“It is part of morality not to be at home in one’s home,” Theodor Adorno wrote during World War II, while exiled from his native Germany in Los Angeles. For Jews—subject to centuries of persecution and dispossession, or having put down roots amid an unstable Middle East—a sense of displacement appears central to their identity. Many of the entries in this year’s New York Jewish Film Festival (organized by the Jewish Museum and the Film Society of Lincoln Center) feature Jewish characters struggling humorously or tragically with the idea of home, a concept that repeatedly eludes them.
Consider the case of Ariel Makaroff (Daniel Hendler), antihero of Argentine director Daniel Burman’s bittersweet comedy Lost Embrace (opening for a commercial run on January 28). Ariel spends most of his time loitering in the Buenos Aires mall where his older brother works as a shmatte salesman and his mother runs a lingerie boutique left to them by his father, who abandoned the family for life in Israel shortly after Ariel’s birth.

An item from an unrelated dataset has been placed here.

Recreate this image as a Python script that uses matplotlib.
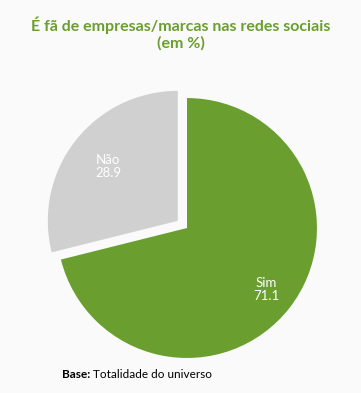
import matplotlib.pyplot as plt
import numpy as np

plt.rcParams["font.family"] = ["Lato", "DejaVu Sans"]

labels = ["Sim", "Não"]
values = [71.1, 28.9]
colors = ["#6a9e2e", "#d0d0d0"]
explode = [0, 0.09]
label_dist = [0.77, 0.68]

fig = plt.figure(figsize=(3.61, 3.93), dpi=100, facecolor="#fafafa")
ax = fig.add_axes([0.158, 0.089, 0.720, 0.6616])
ax.set_facecolor("#fafafa")

wedges, _ = ax.pie(values, colors=colors, explode=explode, startangle=90,
                   counterclock=False, radius=1)
for w in wedges:
    w.set_clip_on(False)

# value labels inside each slice
for w, lab, val, d in zip(wedges, labels, values, label_dist):
    ang = np.deg2rad((w.theta1 + w.theta2) / 2)
    cx, cy = w.center
    ax.text(cx + d * np.cos(ang), cy + d * np.sin(ang), f"{lab}\n{val:.1f}",
            ha="center", va="center", color="white", fontsize=9.5,
            linespacing=1.1)

ax.set_xlim(-1, 1)
ax.set_ylim(-1, 1)
ax.set_aspect("equal")
ax.axis("off")

fig.text(0.5, 0.914, "É fã de empresas/marcas nas redes sociais\n(em %)",
         ha="center", va="center", color="#6a9e2e", fontsize=11.5,
         fontweight="bold", linespacing=1.2)
base = fig.text(0.172, 0.046, "Base:", ha="left", va="center", fontsize=8.5,
                fontweight="bold", color="black")
ax.annotate(" Totalidade do universo", xy=(1, 0.5), xycoords=base,
            ha="left", va="center", fontsize=8.5, color="black")

fig.savefig("out.png", dpi=100, facecolor=fig.get_facecolor())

Longing to emigrate, Ariel enlists the help of his grandmother, a Yiddish songstress with a Polish passport, in order to become a “European.” Along the way, he uncovers some messy family secrets. The great charm of Burman’s film lies not in its loose plot, but rather in its portrait of Jewish life amid the crumbling Argentine economy—where nothing sells, and the rabbi himself is leaving for Miami—as something suspended in time and permanently provisional.
“My homeland is where my legs are standing,” director Daniel Blaufuks quotes his grandfather as saying in Under Strange Skies, a film essay about Jewish emigration to Lisbon during World War II, when the city served as a waiting room for those fleeing Hitler’s march across Europe. Blaufuks’s grandparents, German Jews, arrived in 1936; later, as many as 200,000 other refugees passed through, killing time while awaiting visas and passages to the New World. (Only a handful, including the director’s family, stayed on after the war.) This compelling documentary weaves together home movies, archival footage, and quotes from refugees’ writings to portray the overheated and anxious milieu of a city at the edge of a vast conflagration. It also conjures the uncanny sense of exile that lingered long after the conflict had ended.

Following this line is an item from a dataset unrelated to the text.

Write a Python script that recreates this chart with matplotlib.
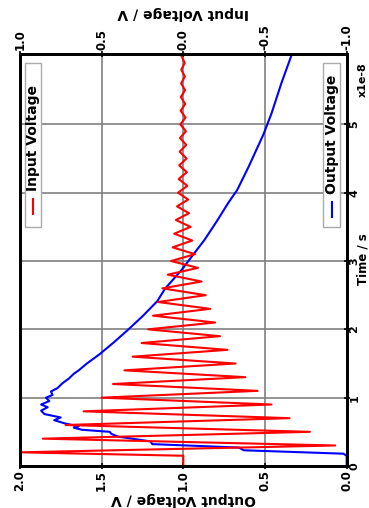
import numpy as np
import matplotlib
matplotlib.use("Agg")
import matplotlib.pyplot as plt
from matplotlib.patches import Rectangle
from matplotlib.lines import Line2D

plt.rcParams['axes.unicode_minus'] = False

# time in units of 1e-8 s
t_out = [0.0, 0.15, 0.18, 0.23, 0.27, 0.32, 0.36, 0.43, 0.47, 0.50, 0.53, 0.56,
         0.58, 0.62, 0.67, 0.71, 0.76, 0.81, 0.86, 0.90, 0.95, 1.00, 1.04, 1.09,
         1.14, 1.21, 1.28, 1.35, 1.40, 1.50, 1.64, 1.82, 1.99, 2.19, 2.41, 2.60,
         2.87, 3.06, 3.31, 3.60, 3.85, 4.04, 4.38, 4.85, 5.16, 5.60, 6.03]
v_out = [0.0, 0.0, 0.02, 0.63, 0.66, 1.19, 1.20, 1.40, 1.44, 1.45, 1.62, 1.67,
         1.64, 1.72, 1.79, 1.75, 1.85, 1.87, 1.83, 1.87, 1.82, 1.84, 1.80, 1.81,
         1.77, 1.74, 1.70, 1.67, 1.64, 1.59, 1.51, 1.42, 1.34, 1.25, 1.16, 1.11,
         1.01, 0.95, 0.87, 0.79, 0.725, 0.67, 0.60, 0.51, 0.46, 0.40, 0.335]

t_in = [0.0, 0.15] + [round(0.2 + 0.1 * i, 2) for i in range(59)]
v_in = [0.0, 0.0,
        1.0, -0.93, 0.86, -0.775, 0.72, -0.65, 0.61, -0.54, 0.50,
        -0.455, 0.43, -0.38, 0.36, -0.32, 0.31, -0.27, 0.255, -0.225, 0.215,
        -0.195, 0.185, -0.165, 0.155, -0.137, 0.128, -0.112, 0.095, -0.09, 0.075,
        -0.072, 0.065, -0.055, 0.055, -0.045, 0.045, -0.035, 0.038, -0.03, 0.032,
        -0.025, 0.028, -0.022, 0.025, -0.02, 0.022, -0.018, 0.02, -0.016, 0.018,
        -0.014, 0.016, -0.012, 0.015, -0.011, 0.013, -0.01, 0.012, -0.009, 0.011]

out_ticks = [2.0, 1.5, 1.0, 0.5, 0.0]
in_ticks = [1.0, 0.5, 0.0, -0.5, -1.0]
time_ticks = [0, 1, 2, 3, 4, 5]

fig = plt.figure(figsize=(3.69, 5.08), dpi=100)
ax = fig.add_axes([0.0539, 0.0827, 0.8856, 0.811])

# the whole chart is drawn turned a quarter turn
ax.plot(v_out, t_out, color='b', lw=1.5)
ax.set_xlim(2.0, 0.0)
ax.set_ylim(0, 6.03)
ax.set_xticks(out_ticks)
ax.set_xticklabels(['%.1f' % v for v in out_ticks], rotation=90,
                   fontsize=8.5, fontweight='bold')
ax.yaxis.tick_right()
ax.set_yticks(time_ticks)
ax.set_yticklabels([str(v) for v in time_ticks], rotation=90,
                   fontsize=8, fontweight='bold', va='center')
ax.tick_params(axis='both', direction='inout', length=4, width=1.2, pad=1)
ax.tick_params(axis='y', pad=0)
ax.grid(True, color='gray', lw=1.2)

ax2 = ax.twiny()
ax2.plot(v_in, t_in, color='r', lw=1.5)
ax2.set_xlim(1.0, -1.0)
ax2.set_xticks(in_ticks)
ax2.set_xticklabels(['%.1f' % v for v in in_ticks], rotation=90,
                    fontsize=8.5, fontweight='bold')
ax2.tick_params(axis='x', direction='inout', length=4, width=1.2, pad=1)

for a in (ax, ax2):
    for s in a.spines.values():
        s.set_linewidth(2)

# axis titles, turned with the chart
fig.text(183 / 369, 1 - 499 / 508, 'Output Voltage / V', rotation=180,
         fontsize=10, fontweight='bold', ha='center', va='center')
fig.text(183 / 369, 1 - 13 / 508, 'Input Voltage / V', rotation=180,
         fontsize=10, fontweight='bold', ha='center', va='center')
fig.text(362.5 / 369, 1 - 259 / 508, 'Time / s', rotation=90,
         fontsize=8.5, fontweight='bold', ha='center', va='center')
fig.text(362.5 / 369, 1 - 80 / 508, 'x1e-8', rotation=90, fontsize=8,
         fontweight='bold', ha='center', va='center')

# rotated legends
for x0, w, xl, yl, col, lab in [(0.0156, 0.049, 0.041, (0.612, 0.648), 'r', 'Input Voltage'),
                                (0.928, 0.0515, 0.954, (0.605, 0.64), 'b', 'Output Voltage')]:
    ax2.add_patch(Rectangle((x0, 0.58), w, 0.398, transform=ax2.transAxes,
                            facecolor='white', edgecolor='#aaaaaa', lw=1, zorder=5))
    ax2.add_line(Line2D([xl, xl], yl, transform=ax2.transAxes, color=col,
                        lw=1.5, zorder=6))
    ax2.text(xl, yl[1] + 0.02, lab, transform=ax2.transAxes, rotation=90,
             ha='center', va='bottom', fontsize=10, fontweight='bold', zorder=6)

fig.savefig('out.png', dpi=100)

The distinguished writer Amos Elon left his native Vienna for Palestine in 1933; his American-born wife, Beth, joined him in Israel in the 1960s. Their daughter Danae’s documentary, Another Road Home, follows her search for Musa Obeidallah, the Palestinian man her parents hired to look after her as a child. The journey leads her from Paterson, New Jersey, where Musa’s sons have immigrated, back to Battir, his village on the West Bank, and through complex and competing memories of family and home. To her credit, Danae Elon keeps the discomfort level rather high, but her film is marred by her seemingly unquestioned acceptance of her father’s negativism regarding the future of the Jewish state. He is, after all, not the only authority on this subject, and it seems a bit too easy, near the end of one’s life, to decide the game is over for everyone.

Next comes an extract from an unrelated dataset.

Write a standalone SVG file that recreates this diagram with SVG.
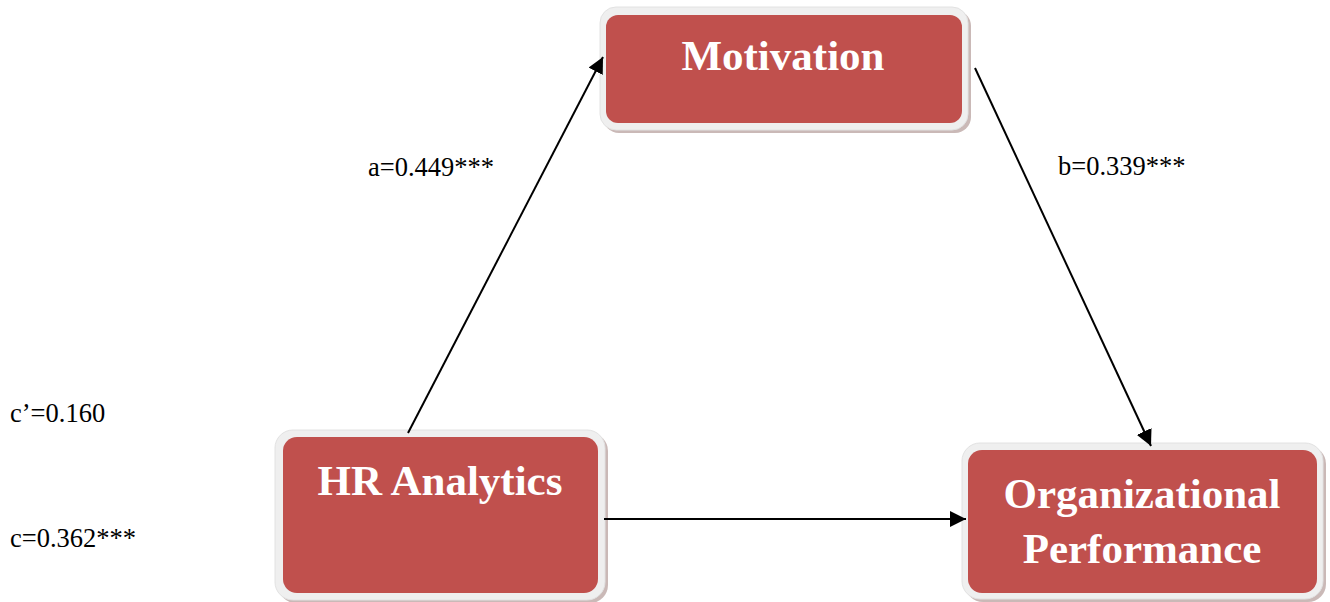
<svg xmlns="http://www.w3.org/2000/svg" width="1330" height="602" viewBox="0 0 1330 602">
<style>
.shadow{fill:#b39b99;opacity:0.7}
.frame{fill:#efefef;stroke:#e2e2e2;stroke-width:1}
.box{fill:#c0504d}
.title{font-family:"Liberation Serif","Times New Roman",serif;font-weight:bold;font-size:43px;fill:#ffffff;text-anchor:middle}
.lbl{font-family:"Liberation Serif","Times New Roman",serif;font-size:26.5px;fill:#000000}
.conn{stroke:#000;stroke-width:2;fill:none}
</style>
<defs>
<marker id="arr" viewBox="0 0 10 10" refX="10" refY="5" markerWidth="8" markerHeight="8" orient="auto" markerUnits="strokeWidth">
<path d="M0,0 L10,5 L0,10 z" fill="#000"/>
</marker>
</defs>
<rect width="1330" height="602" fill="#ffffff"/>
<g id="motivation">
<rect class="shadow" x="603" y="10" width="368" height="123" rx="16"/>
<rect class="frame" x="600" y="7" width="368" height="123" rx="16"/>
<rect class="box" x="606" y="15" width="356" height="108" rx="12"/>
<text class="title" x="783" y="70">Motivation</text>
</g>
<g id="hr-analytics">
<rect class="shadow" x="278" y="433" width="330" height="170" rx="18"/>
<rect class="frame" x="275" y="430" width="330" height="170" rx="18"/>
<rect class="box" x="283" y="437" width="315" height="156" rx="14"/>
<text class="title" x="440" y="495">HR Analytics</text>
</g>
<g id="org-performance">
<rect class="shadow" x="965" y="446" width="361" height="156" rx="18"/>
<rect class="frame" x="962" y="443" width="361" height="156" rx="18"/>
<rect class="box" x="968" y="450" width="349" height="143" rx="14"/>
<text class="title" x="1142" y="508">Organizational</text>
<text class="title" x="1142" y="563">Performance</text>
</g>
<g id="connectors">
<line class="conn" x1="408" y1="433" x2="603" y2="57" marker-end="url(#arr)"/>
<line class="conn" x1="975" y1="68" x2="1151" y2="446" marker-end="url(#arr)"/>
<line class="conn" x1="604" y1="519" x2="966" y2="519" marker-end="url(#arr)"/>
</g>
<g id="labels">
<text class="lbl" x="368" y="176">a=0.449***</text>
<text class="lbl" x="1058" y="175">b=0.339***</text>
<text class="lbl" x="10" y="422">c’=0.160</text>
<text class="lbl" x="10" y="547">c=0.362***</text>
</g>
</svg>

British director Paul Morrison appears to specialize in tales of Jewish longing for the gentile world. (His Solomon and Gaenor was a Romeo and Juliet story in Welsh and Yiddish.) Wondrous Oblivion, his latest, follows the adventures of David Wiseman, the 11-year-old son of Polish-Jewish refugees in south London, who adores cricket but lacks the skills to compete until his newly arrived Jamaican neighbor (Delroy Lindo) starts to coach him. The year is 1960—racial tensions run high, but David and his neighbor’s daughter are soon trading mangoes and bagels. Still, the real love story here is between a boy and his sport. Wondrous Oblivion veers perilously close to cliché, but it’s redeemed by fine performances and the warmth of its characters.
And speaking of Jewish longing for the gentile world, remember Tevye the milkman, whose faith is sorely tested by his daughter’s love for a Ukrainian intellectual? Those put off by the thought of Alfred Molina in Fiddler on the Roof might try Tevye, Yiddish theater star and director Maurice Schwartz’s 1939 version of the Sholem Aleichem classic, in which he plays the earthy and long-suffering dairyman of Boyberik with just the right mixture of irony and compassion.
Tevye ends with the milkman’s family and his goat heading off for the Holy Land under the shadow of European persecution. Meanwhile, most of Hollywood, on the eve of World War II, remained willfully ignorant of Germany’s threat. Imaginary Witness: Hollywood and the Holocaust, a rather plodding documentary on a rich subject, is strongest while detailing the early years of denial by Jewish studio executives, who feared appearing partisan if they made anti-German films, and the immediate post-war era, when television took more risks, like the episode of This Is Your Life that featured an Auschwitz survivor. But director Daniel Anker poses no uncomfortable questions about the current proliferation of Holocaust-themed films—more, we are meant to assume, is simply better. And in the end, alas, all roads lead uncritically to Schindler’s List.